Sen. John Douglas (R - Social Circle) said he expected some of those jobs to come from Newton County and even more jobs may be created when the economy recovers. He said companies come to this area because of the pro-business climate.
In addition to the distribution center jobs, the $42 million, 1.5 million square-foot facility will provide a boost to the local construction industry, Social Circle City Manager Doug White said. The facility will be located on the 132-acre plot near the intersection of E. Hightower Trail and Willow Springs Church Road, he said. Nancy Kinsey, the executive director of the Walton County Development Authority, said construction is expected to start July 1.
Rep. Doug Holt (R – Social Circle) said he would have liked the project to be built in Stanton Springs, but Stanton Springs Developer Rees Waite said General Mills chose the Social Circle area because it required railroad access and CSX passed by the Social Circle site.
Grady Lemonds, chairman of the Social Circle Development Authority, said General Mills told city representatives that Social Circle was a cooperative partner.

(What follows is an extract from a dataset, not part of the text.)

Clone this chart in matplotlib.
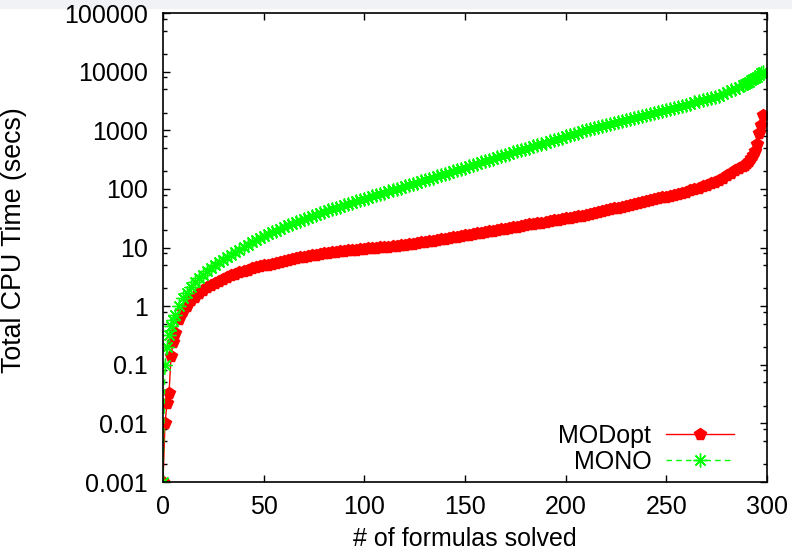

“They told us we had been the best city they had ever had the opportunity to work in, in regards to working with them,” Lemonds said. “They contacted Solo (Cup Company) on how (Social Circle) worked with them. We had a fair rate of cost and, all in all, when things were added up, it was an ideal place.”
Lemonds said the distribution facility will really benefit the city’s school system once General Mills starts paying school taxes in 2011. Social Circle’s school system is independent of Walton County.
Lemonds said the facility will be open in 2010. The company said it will begin hiring employees in early 2010 through a third-party logistics company. General Mills will provide the upper management employees while the third-party will provide the rest of the workers, General Mills Spokeswoman Heidi Geller said.
General Mills will also work with the Georgia Department of Labor to solicit job applications and with Georgia Quick Start to train employees. When the company begins hiring it will decide what kind of employees it needs and how to recruit and interview those prospective employees.
Covington Manufacturing Plant Manager Mark Bible said the distribution center will carry General Mills’ full range of products. He said the facility is being added to support the growth in the Southeast.
“We’re excited to continue to grow; business has been strong in this area,” Bible said. “We’re building the distribution center because of the popularity and strength of our products.”
Bible said the company has been pleased with the work ethic of its Georgia employees and the Covington plant, which was opened in 1989, will have its 20-year celebration in September.
According to a General Mills press release, once built, the distribution center will be one of the largest buildings in the country to meet LEED certification standards. According to the press release, General Mills operates in more than 100 countries and markets more than 100 consumer brands, including Cheerios, Häagen-Dazs, Betty Crocker and Pillsbury. The company is headquartered in Minneapolis.